4.14.2017

Why I'm a teacher

I feel like my life revolves around teaching and my students right now but I haven't really been posting about it. The first few months were so hard and I regularly cried in my car (everyone is so horrified when I say this but my friends who are teachers usually reply with "Yuppppp that's pretty accurate), so I guess that's why I didn't rush to post it on my blog. But my hope for this blog is to share both the good and also challenging parts about teaching and my life in general. 
Sometimes I am overwhelmed with the importance of teaching and there are some days when I feel good about it and some days where I feel like I can barely keep up / I feel like I'm barely keeping my head above water / I go and cry in my car. I teach English Language Learners and most of my students speak Spanish, Arabic, and Portuguese (although there are a few more languages sprinkled in here). I take different groups of kindergarteners through fourth graders and I see them for either 45 minutes and day or 1.5 hours a day (on some days this seems like a loooooooong time). 
I can easily say that this job is the most challenging and rewarding thing I've ever done in my entire life (I know I can be dramatic but this is the TRUTH). 
“Ms. Wernig, are you going to stay here for a long time?” I smile and respond, “For a long time? Probably!” They have seen their previous ESL teachers come and go. Some have been transferred to other schools or have left for other districts. In the past few years, they often stay for only a year or a few months because of maternity leave. When my students ask me, “Will you stay with us?” it breaks my heart because I know they don’t have many adults that stay for long in their lives. Coming from different countries and often broken homes, my students tell me they left Brazil with their mother to flee their father. My second grader tells me that he lives with his grandmother while his parents are still in Guatemala. My first grader tells me that she is excited to have dinner with her mother this one night of the week, but when I ask about it the next day, she sighs and says it didn’t happen.

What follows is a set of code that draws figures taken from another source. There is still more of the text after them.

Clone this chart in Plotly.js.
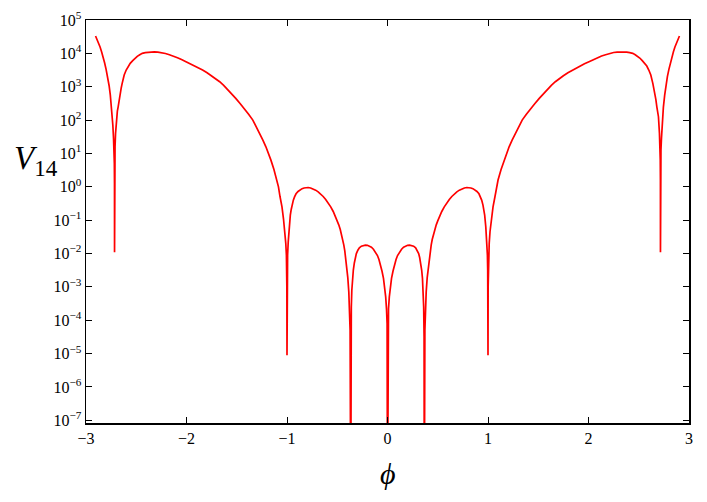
<!DOCTYPE html>
<html>
<head>
<meta charset="utf-8">
<script src="https://cdn.plot.ly/plotly-3.0.1.min.js"></script>
<style>html,body{margin:0;padding:0;background:#fff;}#chart{width:707px;height:502px;}</style>
</head>
<body>
<div id="chart"></div>
<script>
// phi values (x), left half
const phiLeft = [
  -2.905, -2.89, -2.875, -2.86, -2.845, -2.83, -2.815, -2.80, -2.785, -2.77, -2.758, -2.745, -2.733, -2.726, -2.721, -2.718, -2.7165, -2.716,
  -2.7155, -2.714, -2.711, -2.706, -2.696, -2.688, -2.68, -2.67, -2.66, -2.65, -2.64, -2.62, -2.60, -2.58, -2.56, -2.535, -2.51, -2.49, -2.465,
  -2.44, -2.41, -2.38, -2.35, -2.32, -2.285, -2.25, -2.21, -2.17, -2.13, -2.09, -2.05, -2.005, -1.96, -1.92, -1.88, -1.84, -1.795, -1.75, -1.71,
  -1.67, -1.63, -1.59, -1.55, -1.51, -1.465, -1.42, -1.38, -1.34, -1.305, -1.27, -1.24, -1.21, -1.185, -1.16, -1.13, -1.10, -1.085, -1.07, -1.05,
  -1.035, -1.02, -1.012, -1.006, -1.003, -1.0015, -1.0, -0.9985, -0.997, -0.994, -0.988, -0.978, -0.967, -0.958, -0.95, -0.937, -0.925, -0.91,
  -0.89, -0.87, -0.85, -0.83, -0.81, -0.79, -0.765, -0.74, -0.715, -0.69, -0.665, -0.64, -0.615, -0.59, -0.565, -0.54, -0.52, -0.50, -0.485,
  -0.47, -0.458, -0.445, -0.435, -0.425, -0.417, -0.41, -0.403, -0.395, -0.385, -0.378, -0.372, -0.366, -0.364, -0.36, -0.355, -0.348, -0.34,
  -0.33, -0.32, -0.31, -0.295, -0.28, -0.26, -0.24, -0.22, -0.20, -0.18, -0.16, -0.14, -0.12, -0.10, -0.085, -0.07, -0.055, -0.04, -0.028,
  -0.018, -0.01, -0.004, 0
];
// V14 values (y), left half
const V14Left = [
  33100, 26300, 20400, 15500, 11200, 7940, 5250, 3310, 2000, 1070, 562, 240, 71, 28, 13, 5.0, 1.3, 0.011,
  1.6, 6.3, 16, 40, 126, 186, 250, 417, 630, 912, 1260, 2240, 3160, 4170, 5010, 6030, 7240, 8130, 9120,
  10000, 10470, 10840, 11040, 11090, 10910, 10590, 9890, 9120, 8320, 7410, 6530, 5620, 4900, 4270, 3720, 3160, 2630, 2140, 1760,
  1410, 1100, 832, 617, 447, 309, 214, 148, 100, 63, 38, 25, 15.8, 10.2, 6.3, 3.3, 1.6, 1.0, 0.52, 0.25,
  0.11, 0.045, 0.02, 0.0089, 0.0032, 0.001, 8.9e-6, 0.001, 0.0032, 0.0089, 0.022, 0.063, 0.141, 0.209, 0.282, 0.398, 0.50, 0.617,
  0.724, 0.813, 0.88, 0.923, 0.944, 0.951, 0.923, 0.871, 0.794, 0.708, 0.61, 0.513, 0.417, 0.331, 0.251, 0.182, 0.135, 0.0955, 0.0724,
  0.0525, 0.038, 0.0263, 0.0182, 0.012, 0.0079, 0.0052, 0.0033, 0.0019, 7.1e-4, 2.5e-4, 5e-5, 1e-10, 3.2e-5, 2.5e-4, 7.9e-4, 0.0018, 0.0032,
  0.0052, 0.0076, 0.01, 0.0126, 0.0148, 0.0166, 0.0176, 0.0178, 0.0176, 0.0168, 0.0155, 0.0135, 0.0112, 0.0087, 0.0066, 0.0047, 0.003, 0.0018, 0.001,
  5e-4, 2.2e-4, 7.9e-5, 1e-10
];
// phi values (x), right half
const phiRight = [
  0.004, 0.01, 0.018, 0.028, 0.04, 0.055, 0.07, 0.085, 0.10, 0.12, 0.14, 0.16, 0.18, 0.20, 0.22, 0.24, 0.26, 0.28, 0.295, 0.31,
  0.32, 0.33, 0.34, 0.348, 0.355, 0.36, 0.364, 0.366, 0.372, 0.378, 0.385, 0.395, 0.403, 0.41, 0.417, 0.425, 0.435, 0.445, 0.458, 0.47,
  0.485, 0.50, 0.52, 0.54, 0.565, 0.59, 0.615, 0.64, 0.665, 0.69, 0.715, 0.74, 0.765, 0.79, 0.81, 0.83, 0.85, 0.87, 0.89, 0.91,
  0.925, 0.937, 0.95, 0.958, 0.967, 0.978, 0.988, 0.994, 0.997, 0.9985, 1.0, 1.0015, 1.003, 1.006, 1.012, 1.02, 1.035, 1.05, 1.07, 1.085,
  1.10, 1.13, 1.16, 1.185, 1.21, 1.24, 1.27, 1.305, 1.34, 1.38, 1.42, 1.465, 1.51, 1.55, 1.59, 1.63, 1.67, 1.71, 1.75, 1.795,
  1.84, 1.88, 1.92, 1.96, 2.005, 2.05, 2.09, 2.13, 2.17, 2.21, 2.25, 2.285, 2.32, 2.35, 2.38, 2.41, 2.44, 2.465, 2.49, 2.51,
  2.535, 2.56, 2.58, 2.60, 2.62, 2.64, 2.65, 2.66, 2.67, 2.68, 2.688, 2.696, 2.706, 2.711, 2.714, 2.7155, 2.716, 2.7165, 2.718, 2.721,
  2.726, 2.733, 2.745, 2.758, 2.77, 2.785, 2.80, 2.815, 2.83, 2.845, 2.86, 2.875, 2.89, 2.905
];
// V14 values (y), right half
const V14Right = [
  7.9e-5, 2.2e-4, 5e-4, 0.001, 0.0018, 0.003, 0.0047, 0.0066, 0.0087, 0.0112, 0.0135, 0.0155, 0.0168, 0.0176, 0.0178, 0.0176, 0.0166, 0.0148, 0.0126, 0.01,
  0.0076, 0.0052, 0.0032, 0.0018, 7.9e-4, 2.5e-4, 3.2e-5, 1e-10, 5e-5, 2.5e-4, 7.1e-4, 0.0019, 0.0033, 0.0052, 0.0079, 0.012, 0.0182, 0.0263, 0.038, 0.0525,
  0.0724, 0.0955, 0.135, 0.182, 0.251, 0.331, 0.417, 0.513, 0.61, 0.708, 0.794, 0.871, 0.923, 0.951, 0.944, 0.923, 0.88, 0.813, 0.724, 0.617,
  0.50, 0.398, 0.282, 0.209, 0.141, 0.063, 0.022, 0.0089, 0.0032, 0.001, 8.9e-6, 0.001, 0.0032, 0.0089, 0.02, 0.045, 0.11, 0.25, 0.52, 1.0,
  1.6, 3.3, 6.3, 10.2, 15.8, 25, 38, 63, 100, 148, 214, 309, 447, 617, 832, 1100, 1410, 1760, 2140, 2630,
  3160, 3720, 4270, 4900, 5620, 6530, 7410, 8320, 9120, 9890, 10590, 10910, 11090, 11040, 10840, 10470, 10000, 9120, 8130, 7240,
  6030, 5010, 4170, 3160, 2240, 1260, 912, 630, 417, 250, 186, 126, 40, 16, 6.3, 1.6, 0.011, 1.3, 5.0, 13,
  28, 71, 240, 562, 1070, 2000, 3310, 5250, 7940, 11200, 15500, 20400, 26300, 33100
];
const xTickVals = [-3, -2, -1, 0, 1, 2, 3];
const xTickText = ['\u22123', '\u22122', '\u22121', '0', '1', '2', '3'];
const yTickVals = [1e-7, 1e-6, 1e-5, 1e-4, 1e-3, 1e-2, 1e-1, 1e0, 1e1, 1e2, 1e3, 1e4, 1e5];
const yTickText = ['10<sup>\u22127</sup>', '10<sup>\u22126</sup>', '10<sup>\u22125</sup>', '10<sup>\u22124</sup>', '10<sup>\u22123</sup>',
  '10<sup>\u22122</sup>', '10<sup>\u22121</sup>', '10<sup>0</sup>', '10<sup>1</sup>', '10<sup>2</sup>', '10<sup>3</sup>', '10<sup>4</sup>', '10<sup>5</sup>'];

const serif = 'Liberation Serif, DejaVu Serif, serif';
const axisCommon = {
  showline: true, linecolor: '#000', linewidth: 1.5, mirror: 'ticks',
  ticks: 'inside', ticklen: 6, tickwidth: 1, tickcolor: '#000',
  showgrid: false, zeroline: false,
  tickfont: {family: serif, size: 16, color: '#000'}
};

const trace = {
  x: phiLeft.concat(phiRight), y: V14Left.concat(V14Right), type: 'scatter', mode: 'lines',
  line: {color: '#ff0000', width: 1.7}, hoverinfo: 'skip'
};

const layout = {
  width: 707, height: 502,
  margin: {l: 86, r: 18, t: 20, b: 79, pad: 0},
  paper_bgcolor: '#fff', plot_bgcolor: '#fff',
  showlegend: false,
  xaxis: Object.assign({}, axisCommon, {
    range: [-3, 3], tickmode: 'array', tickvals: xTickVals, ticktext: xTickText
  }),
  yaxis: Object.assign({}, axisCommon, {
    type: 'log', range: [-7.08, 5], tickmode: 'array', tickvals: yTickVals, ticktext: yTickText
  }),
  annotations: [
    {xref: 'paper', yref: 'paper', x: -0.123, y: 0.652, xanchor: 'left', yanchor: 'middle', showarrow: false,
     text: '<i>V</i><sub>14</sub>', font: {family: serif, size: 33, color: '#000'}},
    {xref: 'paper', yref: 'paper', x: 0.5, y: -0.125, xanchor: 'center', yanchor: 'middle', showarrow: false,
     text: '<i>\u03D5</i>', font: {family: serif, size: 30, color: '#000'}}
  ]
};

Plotly.newPlot('chart', [trace], layout, {staticPlot: true, displayModeBar: false});
</script>
</body>
</html>
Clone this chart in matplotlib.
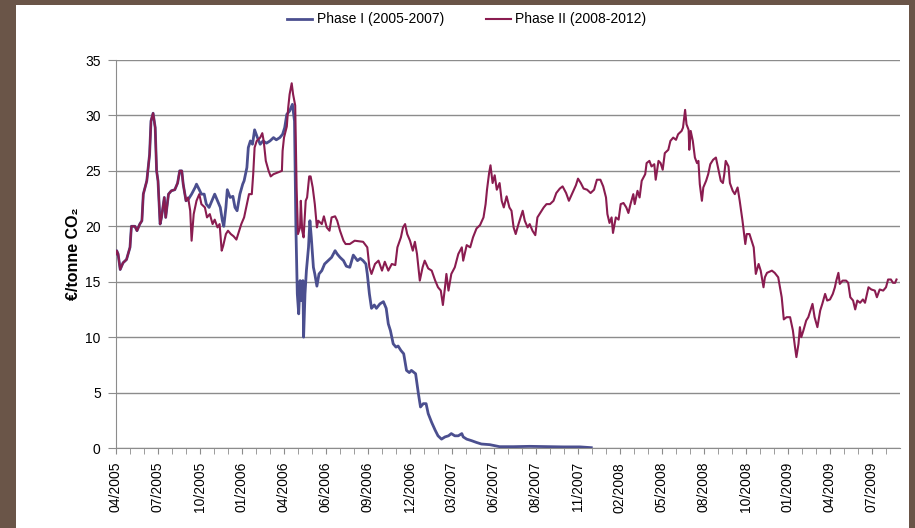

When I consider how I’ll make a difference in the lives of my students, I immediately think about how I will give them the tools to communicate during their lives here. I think about how words – spoken and written – are some of the most powerful tools that we have in this world. As a lover of literature and writing, I can’t wait to teach them new vocabulary and read them stories. 

But when I walked into my first classroom for student teaching, I didn’t realize that my students from uprooted families and broken homes would need so much more from me than a few good stories and vocabulary tests. I was prepared so well my great professors and mentors, but I wasn’t ready for my students’ absolute reliance on me to show up for them every single day. When I’m out sick for a day, I can expect their outrage when I show up the next day: “You didn’t come get me yesterday! Where were you?” They cross their little arms and pretend to be offended until I assure them that I really just had a cold and I’m back for good. I am reminded of how much trust they put in me as their teacher and sometimes I feel overwhelmed by the amount of trust and dependence they have in me. 

I want to make a difference in the lives of these students by being the kind of person that my students need most: someone who can show up every day and love them while giving them the words they need to be communicate and be strong in this world. Even if I never know the influence that I have on my students, I can hope to have this impact on them during my time as their teacher.